Two brothers drive to a family event with their ladies to end up stranded in a small wooded area.
When a big bear surprises the group, the poor animal is welcomed with a few caps in its ass. With the ammo spent, the group of 4 return to their vehicle only to be confronted by Mr Bear (husband of dead Mrs Bear) who is bigger, badder and eager to hurt them all real bad.
Tension in the group doesn’t help the situation. The two brothers are insanely jealous of each other for random reasons and spend most of the film sniping at each other.
Meanwhile the ladies sit, looking-on quite helplessly, hoping that the men can find a way to out-fox the determined beast. Eventually turning to the bottle and discussions about their sex lives.
After a while, it’s almost as if all of them have forgotten that their lives are at risk. But while they chatter on, Mr Bear does nothing but plan how best to freak them out. No human deterants or weapons are going to stop him from getting sweet, chewy, human flavoured revenge.
So, the initial reaction is to be put off a little by the film’s simple name. But as the feature begins, there is a glimmer of hope. It seems that we’re watching at a decent production. Nice camera work, good scenery, a decent enough plot.
As the dialogue begins, something slips a little. It’s hard to put your finger on it but something about the acting, script and a couple of the camera angles gives away that in fact, this isn’t a big budget blockbuster after all.
But, we’ve all seen worse and the pace soon picks up.
The performances are good enough – special mention to Mr Bear – and yeah, bears are scary, so when he’s chewing at the wing mirror, the viewer can’t help but be excited (in a scared way) by it.
However, the slight flaw to this film becomes evident at a critical time.
Just when you’re ready for some serious biting, stabbing, running and screaming, something weird happens – dialogue.

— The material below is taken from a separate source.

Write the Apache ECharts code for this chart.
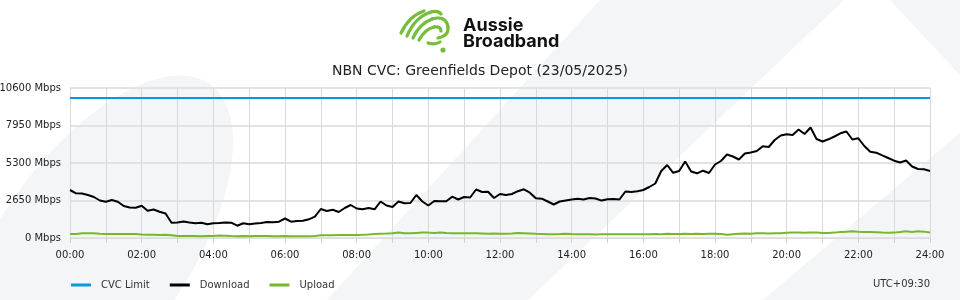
<!DOCTYPE html>
<html>
<head>
<meta charset="utf-8">
<script src="https://cdn.jsdelivr.net/npm/echarts@6/dist/echarts.min.js"></script>
<style>
html,body{margin:0;padding:0;background:#fff;}
#chart{width:960px;height:300px;}
</style>
</head>
<body>
<div id="chart"></div>
<script>
// ---- Data (10-minute samples, 00:00 .. 24:00) ----
var title = 'NBN CVC: Greenfields Depot (23/05/2025)';
var yTicks = [0, 2650, 5300, 7950, 10600];
var cvcLimitValue = 9900;

var download = [
  3392, 3159, 3145, 3039, 2897, 2650, 2565, 2685, 2565, 2261, 2155, 2141,
  2283, 1929, 2014, 1859, 1731, 1081, 1095, 1166, 1095, 1039, 1081, 968,
  1039, 1060, 1095, 1081, 869, 1039, 968, 1025, 1060, 1131, 1109, 1152,
  1378, 1152, 1201, 1223, 1321, 1505, 2049, 1908, 1993, 1837, 2120, 2332,
  2085, 2028, 2120, 2028, 2579, 2297, 2191, 2579, 2452, 2473, 3039, 2579,
  2297, 2615, 2593, 2601, 2919, 2721, 2897, 2862, 3427, 3251, 3272, 2827,
  3109, 3039, 3109, 3307, 3441, 3201, 2805, 2777, 2579, 2367, 2579, 2650,
  2721, 2777, 2721, 2827, 2791, 2643, 2735, 2756, 2721, 3286, 3251, 3300,
  3392, 3604, 3851, 4735, 5159, 4607, 4735, 5406, 4699, 4572, 4756, 4593,
  5194, 5441, 5901, 5759, 5547, 5971, 6042, 6148, 6487, 6431, 6925, 7243,
  7328, 7279, 7667, 7349, 7809, 6996, 6819, 6975, 7173, 7399, 7526, 6961,
  7045, 6501, 6091, 6028, 5837, 5653, 5463, 5335, 5477, 5053, 4876, 4855,
  4735
];

var upload = [
  280, 290, 330, 340, 330, 300, 290, 290, 290, 285, 280, 280,
  250, 230, 230, 220, 230, 200, 140, 140, 150, 140, 130, 140,
  140, 170, 160, 140, 130, 140, 130, 140, 150, 140, 130, 130,
  140, 120, 120, 120, 130, 140, 190, 200, 200, 210, 210, 210,
  220, 230, 250, 280, 300, 310, 330, 390, 340, 330, 360, 390,
  380, 350, 390, 360, 340, 340, 330, 330, 330, 320, 300, 310,
  300, 300, 320, 360, 340, 320, 300, 290, 270, 270, 280, 300,
  280, 270, 260, 260, 250, 260, 260, 260, 260, 270, 270, 260,
  260, 270, 290, 270, 300, 280, 290, 300, 280, 300, 290, 300,
  300, 290, 230, 270, 300, 320, 300, 330, 330, 320, 330, 340,
  370, 380, 380, 370, 390, 380, 360, 360, 380, 420, 450, 470,
  440, 420, 420, 400, 380, 370, 380, 420, 470, 430, 480, 450,
  390
];

// time slots every 10 minutes
var times = [];
for (var i = 0; i < download.length; i++) {
  var m = i * 10;
  var hh = Math.floor(m / 60), mm = m % 60;
  times.push((hh < 10 ? '0' : '') + hh + ':' + (mm < 10 ? '0' : '') + mm);
}
var cvcLimit = times.map(function () { return cvcLimitValue; });

var BG = '#f4f5f7';
var chart = echarts.init(document.getElementById('chart'), null, {renderer: 'canvas'});

var green = '#74be3c';
function stroke() { return {stroke: green, lineWidth: 3.2, fill: null, lineCap: 'round', lineJoin: 'round'}; }
function curve(x1, y1, cx, cy, x2, y2) {
  return {type: 'bezierCurve', z: 10, silent: true,
    shape: {x1: x1, y1: y1, cpx1: cx, cpy1: cy, x2: x2, y2: y2}, style: stroke()};
}

var option = {
  backgroundColor: '#ffffff',
  animation: false,
  textStyle: {fontFamily: 'DejaVu Sans'},
  title: {
    text: title,
    left: 'center',
    top: 59,
    textStyle: {fontFamily: 'DejaVu Sans', fontSize: 14, fontWeight: 'normal', color: '#222'}
  },
  legend: {
    left: 66,
    top: 275,
    itemWidth: 20,
    itemHeight: 3,
    itemGap: 20,
    icon: 'rect',
    textStyle: {fontFamily: 'DejaVu Sans', fontSize: 10, color: '#333', padding: [0, 0, 0, 5]},
    data: ['CVC Limit', 'Download', 'Upload']
  },
  grid: {left: 70, right: 30, top: 88, bottom: 62, containLabel: false, outerBoundsMode: 'none'},
  xAxis: {
    type: 'category',
    data: times,
    boundaryGap: false,
    axisLine: {show: true, lineStyle: {color: '#dcdcdc', width: 1}},
    axisTick: {show: true, length: 5, interval: function (idx) { return idx % 6 === 0; }, lineStyle: {color: '#d0d0d0'}},
    axisLabel: {
      interval: function (idx) { return idx % 12 === 0; },
      formatter: function (v, idx) { return idx === times.length - 1 ? '24:00' : v; },
      color: '#222', fontSize: 10, fontFamily: 'DejaVu Sans', margin: 12
    },
    splitLine: {show: true, interval: function (idx) { return idx % 6 === 0; }, lineStyle: {color: '#d9d9d9', width: 1}}
  },
  yAxis: {
    type: 'value',
    min: yTicks[0],
    max: yTicks[yTicks.length - 1],
    interval: yTicks[1] - yTicks[0],
    axisLine: {show: false},
    axisTick: {show: false},
    axisLabel: {formatter: function (v) { return v + ' Mbps'; }, color: '#222', fontSize: 10, fontFamily: 'DejaVu Sans', margin: 9},
    splitLine: {show: true, lineStyle: {color: '#e3e3e3', width: 2}}
  },
  series: [
    {name: 'CVC Limit', type: 'line', data: cvcLimit, showSymbol: false, symbol: 'none',
      lineStyle: {color: '#0b96d6', width: 2}, itemStyle: {color: '#0b96d6'}, z: 3},
    {name: 'Download', type: 'line', data: download, showSymbol: false, symbol: 'none',
      lineStyle: {color: '#000000', width: 2}, itemStyle: {color: '#000000'}, z: 4},
    {name: 'Upload', type: 'line', data: upload, showSymbol: false, symbol: 'none',
      lineStyle: {color: '#76b82a', width: 2}, itemStyle: {color: '#76b82a'}, z: 4}
  ],
  graphic: [
    // background decorative shapes
    {type: 'ellipse', z: -10, silent: true, x: 92, y: 252, rotation: 55 * Math.PI / 180,
      shape: {cx: 0, cy: 0, rx: 205, ry: 95}, style: {fill: BG}},
    {type: 'polygon', z: -10, silent: true,
      shape: {points: [[600, 0], [844, 0], [528, 300], [327, 300]]}, style: {fill: BG}},
    {type: 'polygon', z: -10, silent: true,
      shape: {points: [[763, 300], [960, 133], [960, 300]]}, style: {fill: BG}},
    {type: 'polygon', z: -10, silent: true,
      shape: {points: [[890, 0], [960, 0], [960, 75]]}, style: {fill: BG}},
    // logo
    curve(401, 33, 409, 16, 424, 11),
    curve(407, 36, 415, 17, 431, 12),
    curve(431, 12, 438, 10, 441, 14),
    curve(413, 38, 419, 24, 432, 19),
    curve(432, 19, 446, 15, 448, 27),
    curve(448, 27, 449, 36, 438, 38),
    curve(419, 40, 425, 29, 434, 27),
    curve(434, 27, 441, 26, 441, 31),
    curve(428, 43, 435, 45, 440, 42),
    {type: 'circle', z: 10, silent: true, shape: {cx: 443, cy: 50, r: 2.6}, style: {fill: green}},
    {type: 'text', z: 10, silent: true, x: 463, y: 35,
      style: {text: 'Aussie', fontFamily: 'Inter', fontWeight: 'bold', fontSize: 18, fill: '#111', verticalAlign: 'bottom'}},
    {type: 'text', z: 10, silent: true, x: 463, y: 51,
      style: {text: 'Broadband', fontFamily: 'Inter', fontWeight: 'bold', fontSize: 18, fill: '#111', verticalAlign: 'bottom'}},
    // timezone
    {type: 'text', z: 10, silent: true, x: 930, y: 284,
      style: {text: 'UTC+09:30', fontFamily: 'DejaVu Sans', fontSize: 10, fill: '#333', align: 'right', verticalAlign: 'middle'}}
  ]
};
chart.setOption(option);
</script>
</body>
</html>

Followed by more dialogue. And not necessarily dialogue about the bear, but dialogue about the car; the brothers and their failed careers; the expectations of their parents; Sam and Liz’s troubles in the bedroom; concerns about Christine’s drug and alcohol use; and ultimately a huge piece of family gossip that it would be wrong to spoil for you.
Problem is, this is a film about a bear wanting to eat 4 people. It’s not a soap opera.
And although a bit of back-fill is great in horror movies, this one really goes too overboard. After a while you could say, it’s hard to ‘bear’ (ha ha).
It’s a shame because there are some great elements there. The idea is strong enough, the acting is sufficient and there are some nasty moments.
But when you’re in a group that is slowly being picked off by a huge killer bear, would you be concerning yourself with sibling rivalry? Unlikely.
And once you’re made aware of these details, it’s hard, as the viewer, to concentrate on this battle of survival. How can you worry about bears when Sam and Nick are late for Dad’s party and everything?
Bear is entertaining, but perhaps not for the reasons that it was intended to be.
It’s not going to keep you awake at night, not even if you’re staying in a tent in some woods at the time.
Bear is out to buy on DVD on 3rd May.